Газета шла довольно плохо, и деньги мне приходилось получать с некоторым трудом и по частям, по мере поступления в кассу. Для этого приходилось ходить в редакцию и контору два-три раза в неделю. Кассир каждый раз посылал меня к Нотовичу. Нотович старался отвлечь внимание от разговора о деньгах, ожидая, пока в кассе наберутся десятка два-три рублей, и, таким образом, я провел много часов за разговорами с редактором «Новостей».
Это был человек еще молодой, с тонкими еврейско-аристократическими чертами лица, юрист по образованию. Он издал популярное изложение книги Бокля, которым очень гордился, уверяя, что он только «выжал из Бокля воду». У него была особая редакторская способность: несколько сокращений, несколько поправок — и часто совершенно неграмотная рукопись приобретала вполне литературный вид. С замечательным искусством умел он использовать всякий клочок исписанной бумаги, попавший в редакцию, а делать это приходилось тем усерднее, что за корреспонденции он совсем не платил.

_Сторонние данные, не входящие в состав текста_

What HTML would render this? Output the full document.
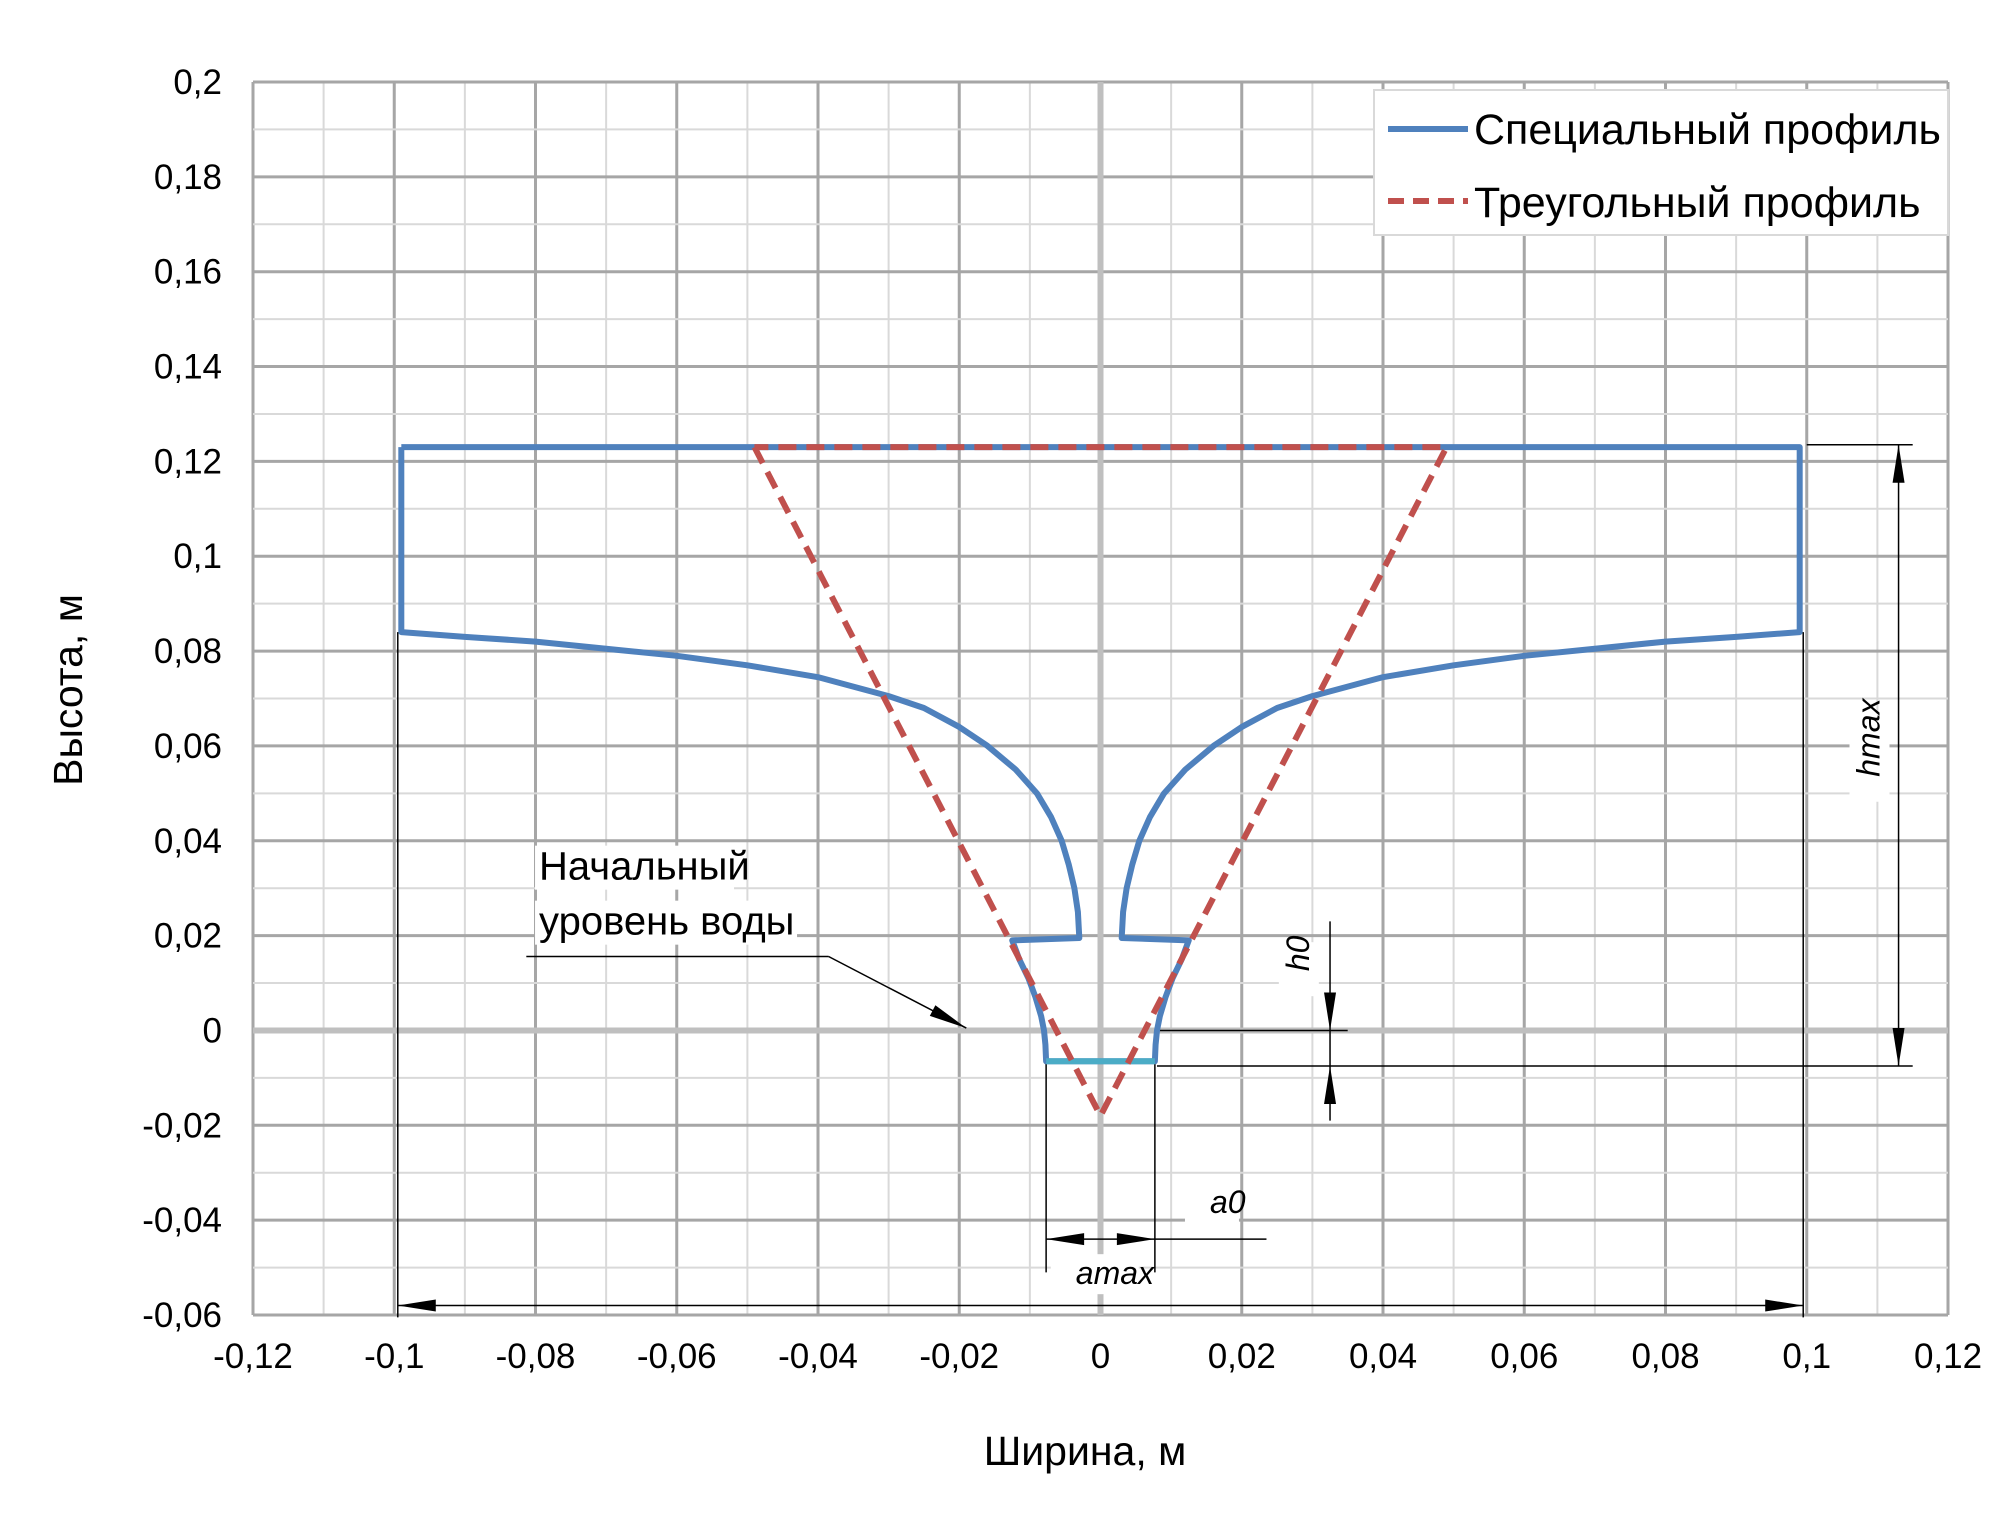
<!DOCTYPE html>
<html><head><meta charset="utf-8"><style>
body{margin:0;background:#fff}
svg{display:block;font-family:"Liberation Sans",sans-serif}
</style></head><body>
<svg id="c" width="2000" height="1530" viewBox="0 0 2000 1530"></svg>
<script>
const xTicks=[-0.12,-0.1,-0.08,-0.06,-0.04,-0.02,0,0.02,0.04,0.06,0.08,0.1,0.12];
const yTicks=[-0.06,-0.04,-0.02,0,0.02,0.04,0.06,0.08,0.1,0.12,0.14,0.16,0.18,0.2];
const specialLeftX=[-0.0077,-0.0078,-0.008,-0.0084,-0.0092,-0.0102,-0.0115,-0.0125,-0.003,-0.0032,-0.0037,-0.0045,-0.0055,-0.007,-0.009,-0.012,-0.016,-0.02,-0.025,-0.03,-0.04,-0.05,-0.06,-0.07,-0.08,-0.09,-0.099,-0.099];
const specialLeftY=[-0.0065,-0.003,0,0.003,0.007,0.011,0.015,0.019,0.0195,0.025,0.030,0.035,0.040,0.045,0.050,0.055,0.060,0.064,0.068,0.0705,0.0745,0.077,0.079,0.0805,0.082,0.083,0.084,0.123];
const triX=[-0.049,0,0.049,-0.049];
const triY=[0.123,-0.018,0.123,0.123];
const waterX=[-0.0077,0.0077];
const waterY=[-0.0065,-0.0065];
const L=253,R=1948,T=82,B=1315;
const X=v=>L+(v+0.12)/0.24*(R-L);
const Y=v=>B-(v+0.06)/0.26*(B-T);
const svg=document.getElementById('c');
const NS='http://www.w3.org/2000/svg';
function mk(tag,a,parent){const e=document.createElementNS(NS,tag);for(const k in a)e.setAttribute(k,a[k]);(parent||svg).appendChild(e);return e;}
for(let i=0;i<=24;i++){const v=-0.12+i*0.01;const e=mk('line',{x1:X(v),x2:X(v),y1:T,y2:B,stroke:i%2?'#d9d9d9':'#a6a6a6','stroke-width':i%2?2:3});

}
for(let i=0;i<=26;i++){const v=-0.06+i*0.01;const e=mk('line',{x1:L,x2:R,y1:Y(v),y2:Y(v),stroke:i%2?'#d9d9d9':'#a6a6a6','stroke-width':i%2?2:3});

}
mk('line',{x1:X(0),x2:X(0),y1:T,y2:B,stroke:'#bfbfbf','stroke-width':6});
mk('line',{x1:L,x2:R,y1:Y(0),y2:Y(0),stroke:'#bfbfbf','stroke-width':6});
xTicks.forEach(v=>{const t=mk('text',{x:X(v),y:B+53,'text-anchor':'middle','font-size':35});t.textContent=String(+v.toFixed(2)).replace('.',',');

});
yTicks.forEach(v=>{const t=mk('text',{x:222,y:Y(v)+12,'text-anchor':'end','font-size':35});t.textContent=String(+v.toFixed(2)).replace('.',',');

});
let t=mk('text',{x:1085,y:1465,'text-anchor':'middle','font-size':41});t.textContent='Ширина, м';


t=mk('text',{x:0,y:0,'text-anchor':'middle','font-size':41,transform:'translate(82,690) rotate(-90)'});t.textContent='Высота, м';


const th={stroke:'#000','stroke-width':1.5,fill:'none'};
function ln(x1,y1,x2,y2){return mk('line',Object.assign({x1:X(x1),y1:Y(y1),x2:X(x2),y2:Y(y2)},th));}
function arrow(x,y,dx,dy){const px=X(x),py=Y(y),l=38,w=6;const a=[px,py,px-dx*l-dy*w,py-dy*l+dx*w,px-dx*l+dy*w,py-dy*l-dx*w];mk('polygon',{points:a.join(' '),fill:'#000'});}
ln(-0.0995,0.084,-0.0995,-0.0605);ln(0.0995,0.084,0.0995,-0.0605);
ln(-0.0995,-0.058,0.0995,-0.058);arrow(-0.0995,-0.058,-1,0);arrow(0.0995,-0.058,1,0);
ln(-0.0077,-0.0065,-0.0077,-0.051);ln(0.0077,-0.0065,0.0077,-0.051);
ln(-0.0077,-0.044,0.0235,-0.044);arrow(-0.0077,-0.044,-1,0);arrow(0.0077,-0.044,1,0);
ln(0.1,0.1235,0.115,0.1235);ln(0.008,-0.0075,0.115,-0.0075);
ln(0.113,0.1235,0.113,-0.0075);arrow(0.113,0.1235,0,-1);arrow(0.113,-0.0075,0,1);
ln(0.008,0,0.035,0);ln(0.0325,0.023,0.0325,-0.019);arrow(0.0325,0,0,1);arrow(0.0325,-0.0075,0,-1);
ln(-0.0813,0.0156,-0.0385,0.0156);ln(-0.0385,0.0156,-0.019,0.0005);
{const px=X(-0.019),py=Y(0.0005);const dx=X(-0.019)-X(-0.0385),dy=Y(0.0005)-Y(0.0156);const n=Math.hypot(dx,dy);const ux=dx/n,uy=dy/n;mk('polygon',{points:[px,py,px-ux*38-uy*6,py-uy*38+ux*6,px-ux*38+uy*6,py-uy*38-ux*6].join(' '),fill:'#000'});}
const lab=[['Начальный',X(-0.0795),Y(0.0318)],['уровень воды',X(-0.0795),Y(0.0202)]];
lab.forEach(l=>{mk('rect',{x:l[1]-4,y:l[2]-34,width:l[0].length*21+10,height:44,fill:'#fff'});const e=mk('text',{x:l[1],y:l[2],'font-size':40});e.textContent=l[0];

});
function itxt(s,x,y,rot){mk('rect',{x:x-25,y:y-30,width:s.length*17+20,height:40,fill:'#fff',transform:rot?`rotate(-90 ${x} ${y})`:''});const e=mk('text',{x:x,y:y,'font-size':32,'font-style':'italic',transform:rot?`rotate(-90 ${x} ${y})`:''});e.textContent=s;

}
itxt('amax',X(-0.0035),Y(-0.0535));
itxt('a0',X(0.0155),Y(-0.0385));
itxt('h0',X(0.0295),Y(0.0125),true);
itxt('hmax',X(0.1103),Y(0.0535),true);
const revX=specialLeftX.slice().reverse(),revY=specialLeftY.slice().reverse();
const spX=revX.concat(specialLeftX.map(v=>-v)).concat([revX[0]]);
const spY=revY.concat(specialLeftY).concat([revY[0]]);
let p=mk('polyline',{points:spX.map((v,i)=>X(v)+','+Y(spY[i])).join(' '),fill:'none',stroke:'#4f81bd','stroke-width':6,'stroke-linejoin':'round'});


p=mk('polyline',{points:waterX.map((v,i)=>X(v)+','+Y(waterY[i])).join(' '),stroke:'#4bacc6','stroke-width':6});


p=mk('polyline',{points:triX.map((v,i)=>X(v)+','+Y(triY[i])).join(' '),fill:'none',stroke:'#c0504d','stroke-width':6,'stroke-dasharray':'18 10'});


const g=mk('g',{});
mk('rect',{x:1374,y:90,width:574,height:145,fill:'#fff',stroke:'#d9d9d9','stroke-width':2},g);
mk('line',{x1:1388,x2:1468,y1:129,y2:129,stroke:'#4f81bd','stroke-width':6},g);
mk('line',{x1:1388,x2:1468,y1:201,y2:201,stroke:'#c0504d','stroke-width':6,'stroke-dasharray':'16 9'},g);
let e=mk('text',{x:1474,y:144,'font-size':43},g);e.textContent='Специальный профиль';


e=mk('text',{x:1474,y:217,'font-size':43},g);e.textContent='Треугольный профиль';


</script>
</body></html>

По этому поводу в печати был оглашен следующий маленький курьез: в «Новостях» печатались одно время очень живые и бойкие статейки из Саратова С. Гусева, впоследствии приобретшего широкую известность под псевдонимом Слово-Глаголя. Тогда он только что начинал литературную карьеру. Нотович быстро оценил молодого «начинающего» и охотно печатал все им присылаемое, но систематически не платил ни копейки. Злополучный автор после настойчивых требований, потеряв терпение, прислал редактору очень страстное и выразительно написанное ругательное письмо, в котором изображал трудное положение провинциального работника, а Нотовича называл пауком, жадным эксплуататором и другими эпитетами в том же роде.